= Foreign housing exclusion =

US Federal Tax regulation

The foreign housing exclusion goes hand-in-hand with the foreign earned income exclusion. According to section 911(a) of the federal tax code, a qualified individual under either the bona fide residence test or the physical presence test will be able to exclude from the gross income the housing amount in a foreign country provided for by the employer. Note that "provided for by the employer" does not require that the employer actually procure the housing. If housing is paid from wages paid by the employer, this will meet the test. However, housing expenses in excess of the wages or earnings from self-employment would not qualify.

The tax code defines the "housing amount" as the total of all qualified housing expenses less the "base housing amount." It is important to define what is considered qualified housing expenses as well as what the IRS means by the base housing amount.

== Qualification ==
In order to qualify, housing expenses must be reasonable expenses incurred by the expatriate or their spouse and dependents if they live together in a foreign country. An exception to this rule would be if a second foreign household is maintained for the spouse and dependents due certain adverse and unhealthful conditions such as warfare or civil unrest. As a result, qualified housing expenses for both the first and second foreign home would include the following:

- The fair rental value of housing provided by employer
- Utilities (except for telephone charges)
- Rent
- Repairs
- Real and personal property insurance
- Nonrefundable fees for securing a leasehold
- Nondeductible occupancy taxes
- Residential parking
- Rental of furniture and accessories

Outside of the above list, any other housing expenses are not considered qualified. In addition, the value of meals or lodging that is excluded from gross income will not be excludable for foreign housing exclusion purposes as this would be considered a double benefit. For example, it would not include:

- Buying property
- Labor
- TV or Cable Bills
- Furniture
- Improvements that increase the value of the property

Keep in mind that you cannot include any expenses that you have excluded from gross income, there is no double benefit, in short. There is also a limit on the amount of housing expenses one can incur, usually around 30% of the FEI exclusion times the number of days in the qualifying period, usually about $27,450 a year. You can sometimes get more than this standard limit if you live in a high-cost locality, these limits can be found on Form 2555.

== Second foreign household ==
If you have 2 foreign households, because your family cannot live near your work because of dangerous or unhealthful conditions, you may qualify for including the expenses of the second household. This can also include adverse living conditions including war, or if you need to live on a construction site or drilling rig.
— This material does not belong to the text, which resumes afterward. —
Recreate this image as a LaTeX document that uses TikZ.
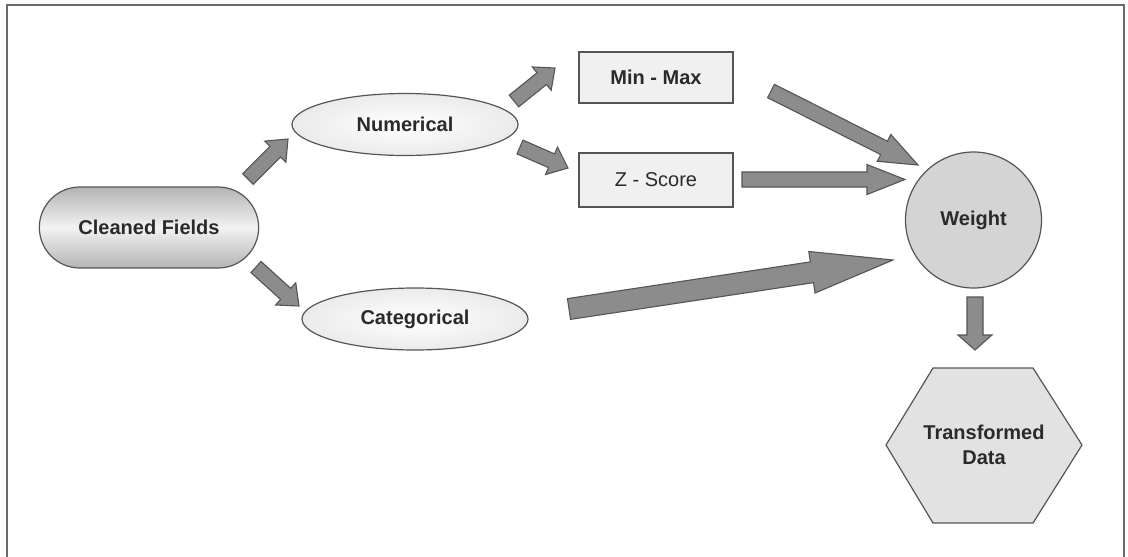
\documentclass[tikz,border=0pt]{standalone}
\usepackage{fontspec}
\setmainfont{Liberation Sans}
\usetikzlibrary{calc,shapes.geometric,shapes.misc}

\definecolor{inkgray}{HTML}{2A2A2A}
\definecolor{edgegray}{HTML}{555555}
\definecolor{framegray}{HTML}{6A6A6A}
\definecolor{arrowfill}{HTML}{8C8C8C}
\definecolor{boxfill}{HTML}{F0F0F0}
\definecolor{weightfill}{HTML}{D4D4D4}
\definecolor{hexfill}{HTML}{E2E2E2}
\definecolor{pilledge}{HTML}{B4B4B4}
\definecolor{pillmid}{HTML}{F2F2F2}

% Block arrow: tail, tip, shaft half-width, head half-width, head length (in pt)
\newcommand{\flowarrow}[5]{%
  \coordinate (fa-base) at ($(#2)!#5pt!(#1)$);
  \draw[flowarr] ($(#1)!#3pt!90:(#2)$) -- ($(fa-base)!#3pt!-90:(#1)$)
    -- ($(fa-base)!#4pt!-90:(#1)$) -- (#2) -- ($(fa-base)!#4pt!90:(#1)$)
    -- ($(fa-base)!#3pt!90:(#1)$) -- ($(#1)!#3pt!-90:(#2)$) -- cycle;}

\tikzset{
  lbl/.style={text=inkgray, font=\fontsize{20}{25}\selectfont\bfseries},
  outline/.style={draw=edgegray, line width=1.2pt},
  pill/.style={lbl, outline, rounded rectangle, minimum width=226pt, minimum height=81pt,
    top color=pilledge, bottom color=pilledge, middle color=pillmid},
  oval/.style={lbl, outline, ellipse, minimum width=226pt, minimum height=62pt,
    inner color=white, outer color=gray!16},
  rbox/.style={lbl, outline, rectangle, minimum width=154pt, minimum height=51pt, fill=boxfill},
  wcirc/.style={lbl, outline, circle, minimum size=136pt, fill=weightfill},
  flowarr/.style={fill=arrowfill, draw=edgegray, line width=1.1pt, line join=miter},
  frameline/.style={draw=framegray, line width=1.6pt}
}

\begin{document}
\begin{tikzpicture}[x=1pt, y=-1pt]
  \useasboundingbox (0,0) rectangle (1128,557);
  \fill[white] (0,0) rectangle (1128,557);

  % outer frame
  \draw[frameline] (7,558) -- (7,5) -- (1124,5) -- (1124,558);

  % nodes
  \node[pill] (clean) at (149,227.5) {Cleaned Fields};
  \node[oval] (num) at (405,124.5) {Numerical};
  \node[oval] (cat) at (415,319) {Categorical};
  \node[rbox] (mm) at (656,77.5) {Min - Max};
  \node[rbox, minimum height=54pt, font=\fontsize{20}{25}\selectfont] (zs) at (656,180) {Z - Score};
  \node[wcirc] (wt) at (973.5,220) {Weight};

  % hexagon for the output
  \coordinate (hexc) at (984,445);
  \draw[outline, fill=hexfill] ($(hexc)+(-51,-77)$) -- ($(hexc)+(49,-77)$) -- ($(hexc)+(98,0)$)
    -- ($(hexc)+(49,78)$) -- ($(hexc)+(-51,78)$) -- ($(hexc)+(-98,0)$) -- cycle;
  \node[lbl, align=center] (out) at (hexc) {Transformed\\Data};

  % arrow end points
  \coordinate (a1s) at (248,179);   \coordinate (a1e) at (288,139);
  \coordinate (a2s) at (256,267);   \coordinate (a2e) at (299,306);
  \coordinate (a3s) at (514,101);   \coordinate (a3e) at (555,68);
  \coordinate (a4s) at (520,147);   \coordinate (a4e) at (568,168);
  \coordinate (a5s) at (771,91);    \coordinate (a5e) at (918,165);
  \coordinate (a6s) at (742,179.5); \coordinate (a6e) at (905,179.5);
  \coordinate (a7s) at (569,309);   \coordinate (a7e) at (893,260);
  \coordinate (a8s) at (975,297);   \coordinate (a8e) at (975,350);

  % block arrows
  \flowarrow{a1s}{a1e}{7.5}{15}{18}
  \flowarrow{a2s}{a2e}{7.5}{15}{18}
  \flowarrow{a3s}{a3e}{7.5}{15}{17}
  \flowarrow{a4s}{a4e}{7.5}{15}{18}
  \flowarrow{a5s}{a5e}{7.5}{15}{38}
  \flowarrow{a6s}{a6e}{7.5}{15}{38}
  \flowarrow{a7s}{a7e}{10.5}{21}{82}
  \flowarrow{a8s}{a8e}{8}{17}{15}
\end{tikzpicture}
\end{document}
== Foreign Housing Deduction ==
If you are not self-employed, even partially, you cannot take a housing deduction, although you may be eligible for exclusion, as mentioned earlier. If you are considered self-employed, then you can deduct the housing amount on line 36 of form 1040 and form 2555. If you are both employed and self-employed, you can deduct part of your housing amount and also exclude a portion of it.

== Couples ==
Determining a couples tax obligations matters if they are living together or separately.

== Limitations ==
Sections 911(c)(2)(A)(i) and 911(c)(2)(A)(ii) of the federal tax code limits the housing expenses eligible for the housing exclusion to 30% of the maximum foreign earned income exclusion. The result is then multiplied by the number of days in the qualifying period that fall within the tax year. For 2015, if the maximum foreign earned income exclusion is $100,800, eligible housing expenses for the year would be limited to $30,240 (30% of $100,800). However, qualified individuals living in high-cost neighborhoods are able to deduct more than the standard limit of $30,240 in 2015 but not more than the limits outlined in the Instructions for Form 2555.

In defining the base amount, section 911(c)(1)(B)(iii) of the federal tax code states that the amount is equal to 16% of the maximum foreign earned income exclusion multiplied by the number of qualifying days within the tax year. Once again, if the maximum foreign earned income exclusion for the 2015 tax year is $100,800, the base amount would be limited to $16,128 (16% of $100,800) for the year.

To illustrate, let's assume that an architect qualifies for the foreign earned income exclusion under the physical presence test with a qualifying period that includes all of 2015. He makes $69,000 through wages and had $18,000 in housing expenses. In determining the housing amount for the foreign housing exclusion, the housing expenses would meet the $30,240 limit for the year. However, $16,128 must be reduced from the $18,000 in order to arrive at the housing amount of $1,872 that is eligible for the foreign housing exclusion.

== Conclusion ==
It is important to reiterate that in order to take advantage of the housing exclusion, the housing amount must be paid for by employer-provided amounts or incurred from maintaining a qualified second foreign household. Secondly, if housing amounts are to be excluded, this must be calculated first before the foreign earned income exclusion can be determined. In other words, the housing amount must be deducted from the total foreign earned income to arrive at the excludable amount for foreign earned income exclusion purposes. Lastly, to choose the housing exclusion, Form 2555 is the only form allowed and must be completely filled out. Form 2555-EZ cannot be used to claim the foreign housing exclusion.